WHAT THE TASK ASKS
Everything from the first line of the data through the line with "dbin) -- (dbin);" is to be echoed exactly, minus the pictures.

RECORDS PROVIDED

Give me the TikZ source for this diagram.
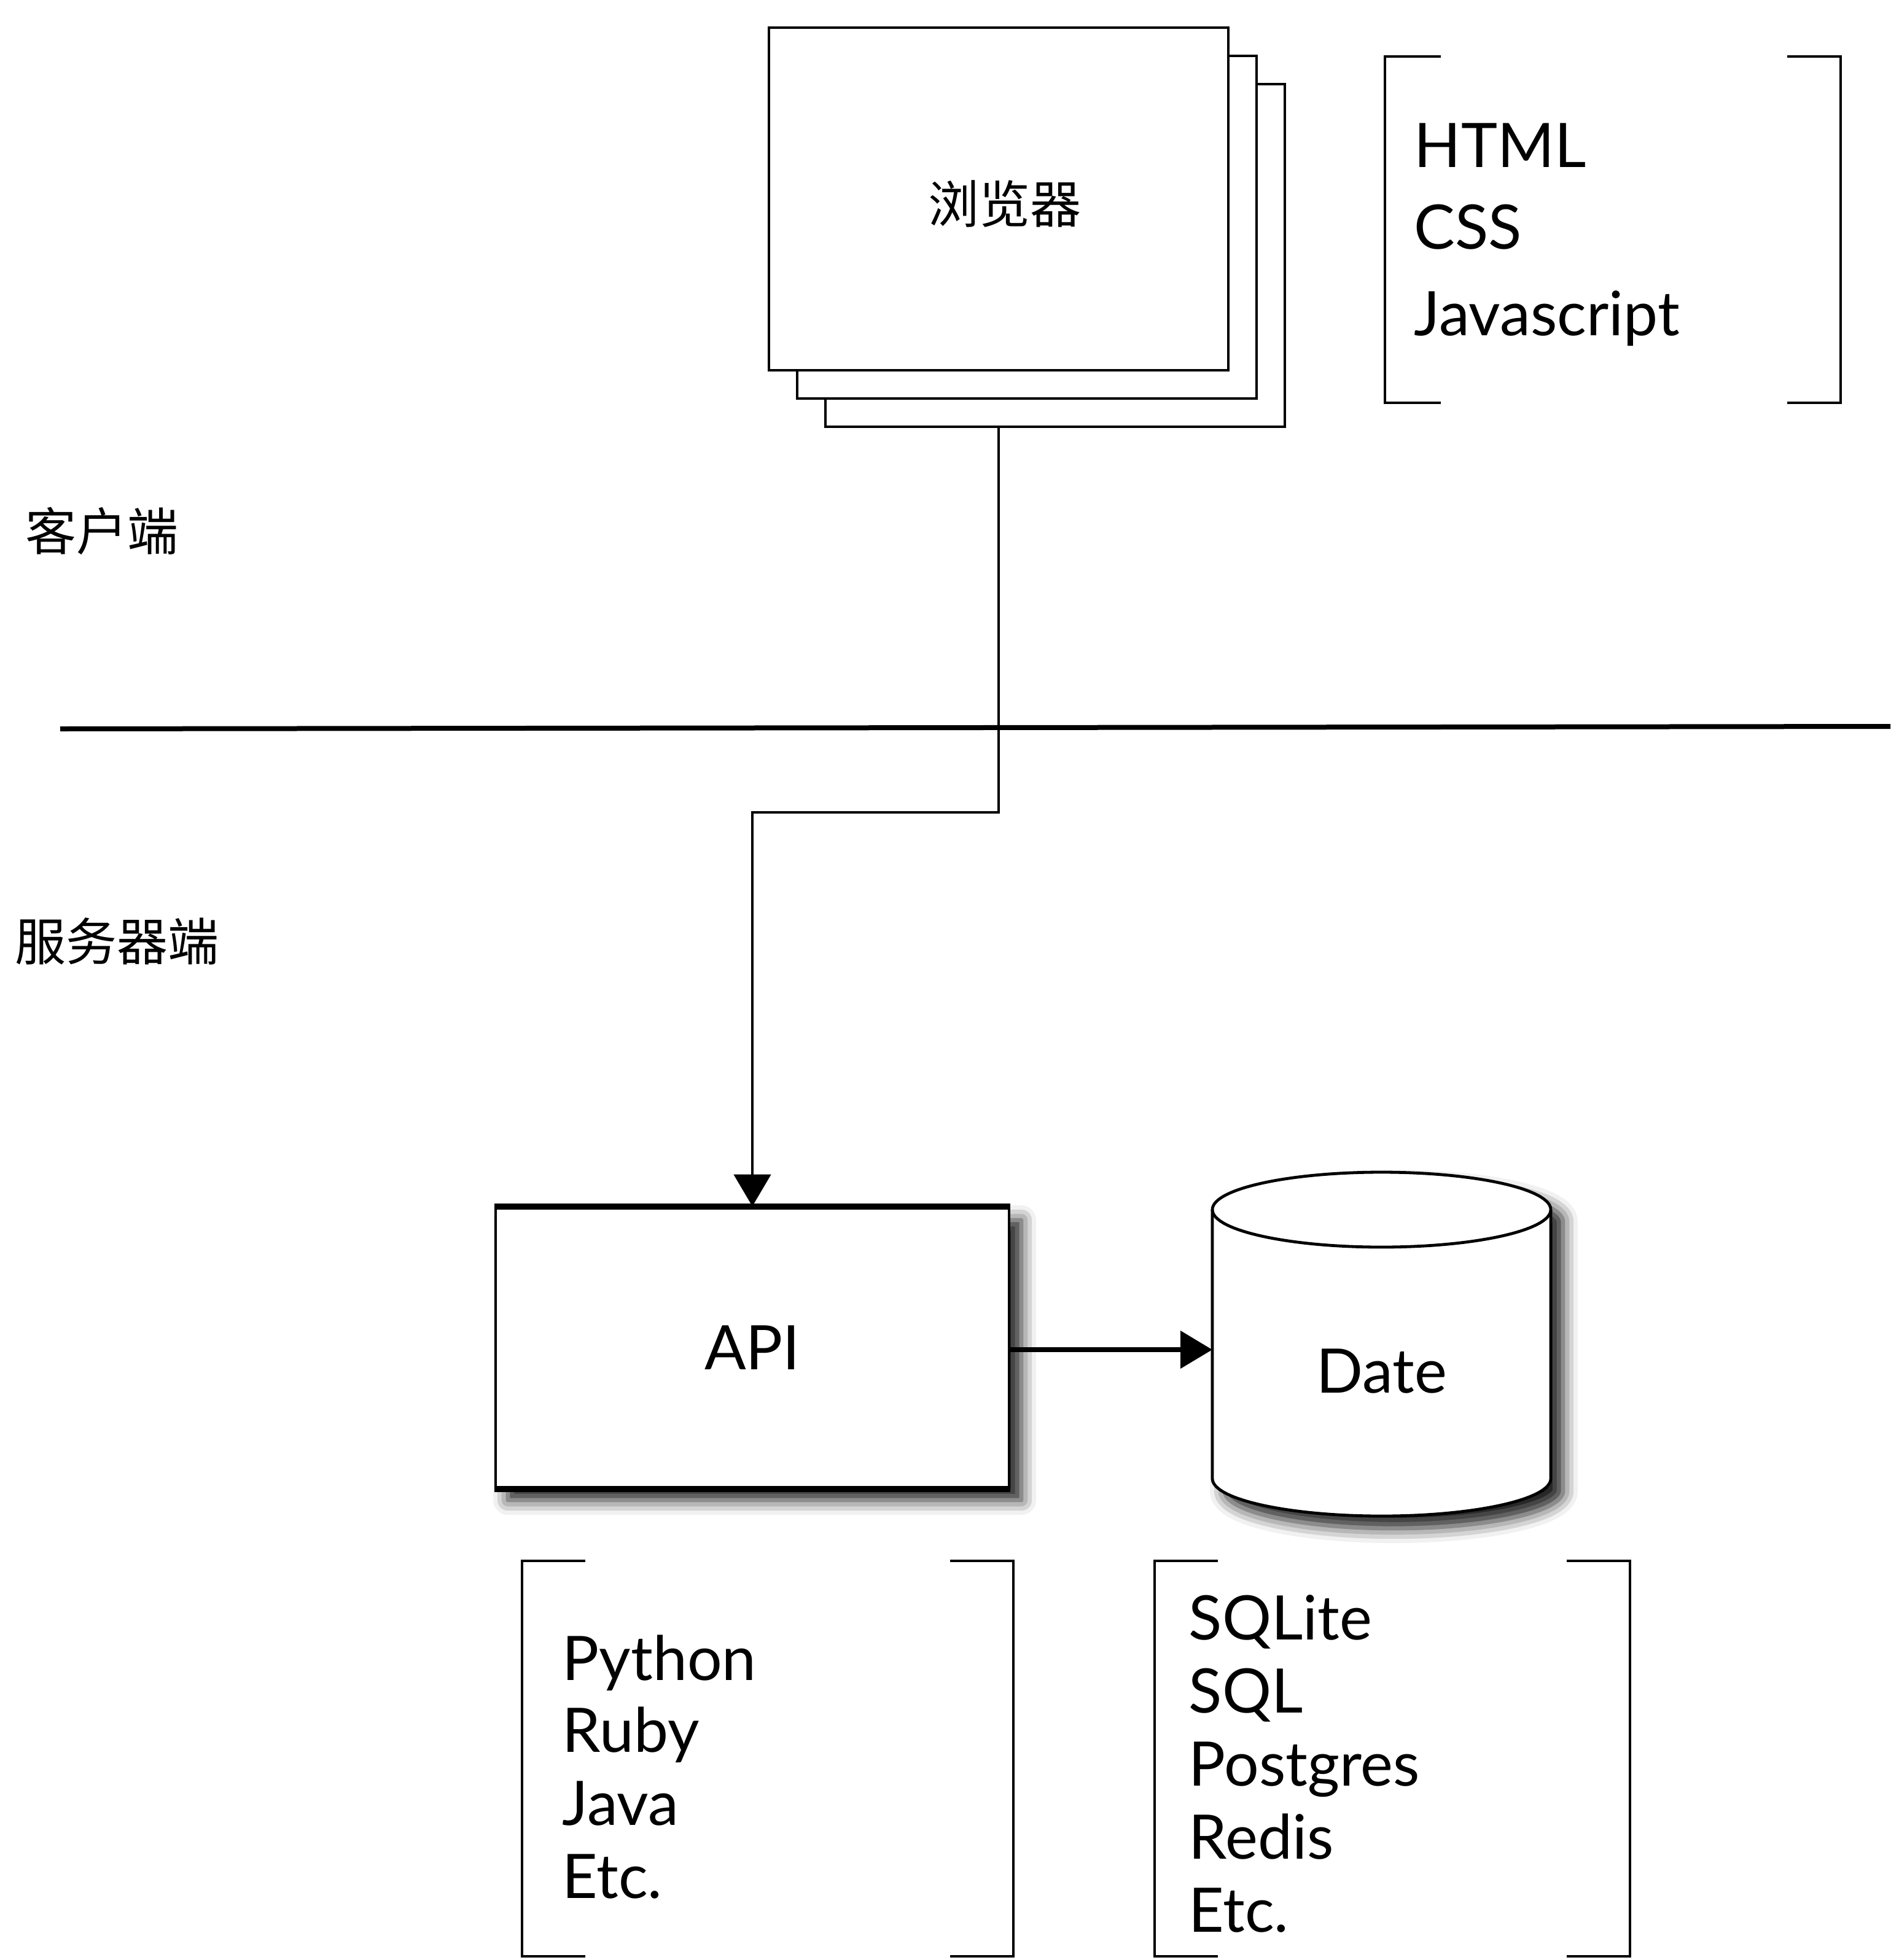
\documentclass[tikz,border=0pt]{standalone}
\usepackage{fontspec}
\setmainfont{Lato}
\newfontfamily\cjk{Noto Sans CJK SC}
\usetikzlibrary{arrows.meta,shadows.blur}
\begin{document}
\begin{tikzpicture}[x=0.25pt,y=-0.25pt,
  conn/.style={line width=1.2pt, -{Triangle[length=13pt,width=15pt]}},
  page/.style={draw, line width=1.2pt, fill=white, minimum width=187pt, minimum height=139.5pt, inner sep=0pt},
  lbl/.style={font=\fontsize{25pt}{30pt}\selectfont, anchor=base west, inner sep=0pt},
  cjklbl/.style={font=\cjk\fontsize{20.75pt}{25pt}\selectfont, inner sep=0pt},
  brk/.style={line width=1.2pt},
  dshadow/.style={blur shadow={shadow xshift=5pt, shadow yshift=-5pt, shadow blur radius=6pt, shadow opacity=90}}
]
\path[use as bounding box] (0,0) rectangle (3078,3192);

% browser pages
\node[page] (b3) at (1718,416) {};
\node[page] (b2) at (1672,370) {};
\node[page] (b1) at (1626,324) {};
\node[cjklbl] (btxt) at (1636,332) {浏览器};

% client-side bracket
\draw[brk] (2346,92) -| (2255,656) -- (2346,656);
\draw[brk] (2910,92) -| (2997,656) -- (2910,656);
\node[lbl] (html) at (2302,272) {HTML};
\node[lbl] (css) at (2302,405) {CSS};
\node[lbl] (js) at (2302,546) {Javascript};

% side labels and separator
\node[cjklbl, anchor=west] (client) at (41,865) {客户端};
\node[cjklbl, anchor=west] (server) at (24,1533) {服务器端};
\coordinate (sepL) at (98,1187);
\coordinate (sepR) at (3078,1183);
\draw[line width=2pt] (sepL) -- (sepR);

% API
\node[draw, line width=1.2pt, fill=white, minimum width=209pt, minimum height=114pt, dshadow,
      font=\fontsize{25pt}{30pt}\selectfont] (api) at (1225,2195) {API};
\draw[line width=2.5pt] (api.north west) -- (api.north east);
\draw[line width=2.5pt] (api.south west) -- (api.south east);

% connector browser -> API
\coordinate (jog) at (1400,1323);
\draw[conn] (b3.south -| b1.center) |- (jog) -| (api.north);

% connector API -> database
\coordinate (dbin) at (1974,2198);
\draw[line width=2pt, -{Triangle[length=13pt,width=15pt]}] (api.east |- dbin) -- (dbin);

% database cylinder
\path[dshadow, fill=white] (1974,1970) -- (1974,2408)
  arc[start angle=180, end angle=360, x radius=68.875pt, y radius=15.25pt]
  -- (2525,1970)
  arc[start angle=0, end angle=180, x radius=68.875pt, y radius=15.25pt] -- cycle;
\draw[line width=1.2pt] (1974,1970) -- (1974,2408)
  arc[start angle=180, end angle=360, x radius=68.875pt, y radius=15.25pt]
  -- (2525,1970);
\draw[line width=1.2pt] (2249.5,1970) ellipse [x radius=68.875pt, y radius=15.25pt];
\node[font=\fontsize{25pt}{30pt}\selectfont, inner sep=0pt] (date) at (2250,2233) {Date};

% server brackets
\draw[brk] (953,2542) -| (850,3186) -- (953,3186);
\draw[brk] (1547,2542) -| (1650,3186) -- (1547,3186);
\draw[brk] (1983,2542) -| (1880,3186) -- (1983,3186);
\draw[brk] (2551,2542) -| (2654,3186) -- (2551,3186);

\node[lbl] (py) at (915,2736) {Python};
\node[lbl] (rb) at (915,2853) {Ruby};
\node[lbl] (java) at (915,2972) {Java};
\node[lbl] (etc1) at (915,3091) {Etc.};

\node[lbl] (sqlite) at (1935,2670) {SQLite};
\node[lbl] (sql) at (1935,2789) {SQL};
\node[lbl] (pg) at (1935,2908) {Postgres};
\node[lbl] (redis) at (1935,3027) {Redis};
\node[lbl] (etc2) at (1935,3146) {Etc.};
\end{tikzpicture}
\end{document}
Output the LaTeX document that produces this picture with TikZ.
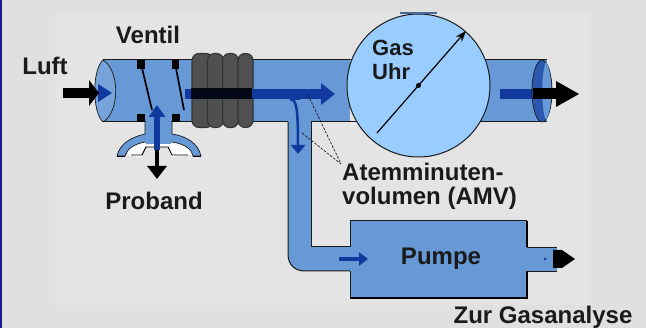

ANSWER TO THE EXERCISE
Give me the TikZ source for this diagram.
\documentclass[tikz,border=0pt]{standalone}
\usepackage{fontspec}
\setmainfont{Lato}
\newfontfamily\cjk{Noto Sans CJK SC}
\usetikzlibrary{arrows.meta,shadows.blur}
\begin{document}
\begin{tikzpicture}[x=0.25pt,y=-0.25pt,
  conn/.style={line width=1.2pt, -{Triangle[length=13pt,width=15pt]}},
  page/.style={draw, line width=1.2pt, fill=white, minimum width=187pt, minimum height=139.5pt, inner sep=0pt},
  lbl/.style={font=\fontsize{25pt}{30pt}\selectfont, anchor=base west, inner sep=0pt},
  cjklbl/.style={font=\cjk\fontsize{20.75pt}{25pt}\selectfont, inner sep=0pt},
  brk/.style={line width=1.2pt},
  dshadow/.style={blur shadow={shadow xshift=5pt, shadow yshift=-5pt, shadow blur radius=6pt, shadow opacity=90}}
]
\path[use as bounding box] (0,0) rectangle (3078,3192);

% browser pages
\node[page] (b3) at (1718,416) {};
\node[page] (b2) at (1672,370) {};
\node[page] (b1) at (1626,324) {};
\node[cjklbl] (btxt) at (1636,332) {浏览器};

% client-side bracket
\draw[brk] (2346,92) -| (2255,656) -- (2346,656);
\draw[brk] (2910,92) -| (2997,656) -- (2910,656);
\node[lbl] (html) at (2302,272) {HTML};
\node[lbl] (css) at (2302,405) {CSS};
\node[lbl] (js) at (2302,546) {Javascript};

% side labels and separator
\node[cjklbl, anchor=west] (client) at (41,865) {客户端};
\node[cjklbl, anchor=west] (server) at (24,1533) {服务器端};
\coordinate (sepL) at (98,1187);
\coordinate (sepR) at (3078,1183);
\draw[line width=2pt] (sepL) -- (sepR);

% API
\node[draw, line width=1.2pt, fill=white, minimum width=209pt, minimum height=114pt, dshadow,
      font=\fontsize{25pt}{30pt}\selectfont] (api) at (1225,2195) {API};
\draw[line width=2.5pt] (api.north west) -- (api.north east);
\draw[line width=2.5pt] (api.south west) -- (api.south east);

% connector browser -> API
\coordinate (jog) at (1400,1323);
\draw[conn] (b3.south -| b1.center) |- (jog) -| (api.north);

% connector API -> database
\coordinate (dbin) at (1974,2198);
\draw[line width=2pt, -{Triangle[length=13pt,width=15pt]}] (api.east |- dbin) -- (dbin);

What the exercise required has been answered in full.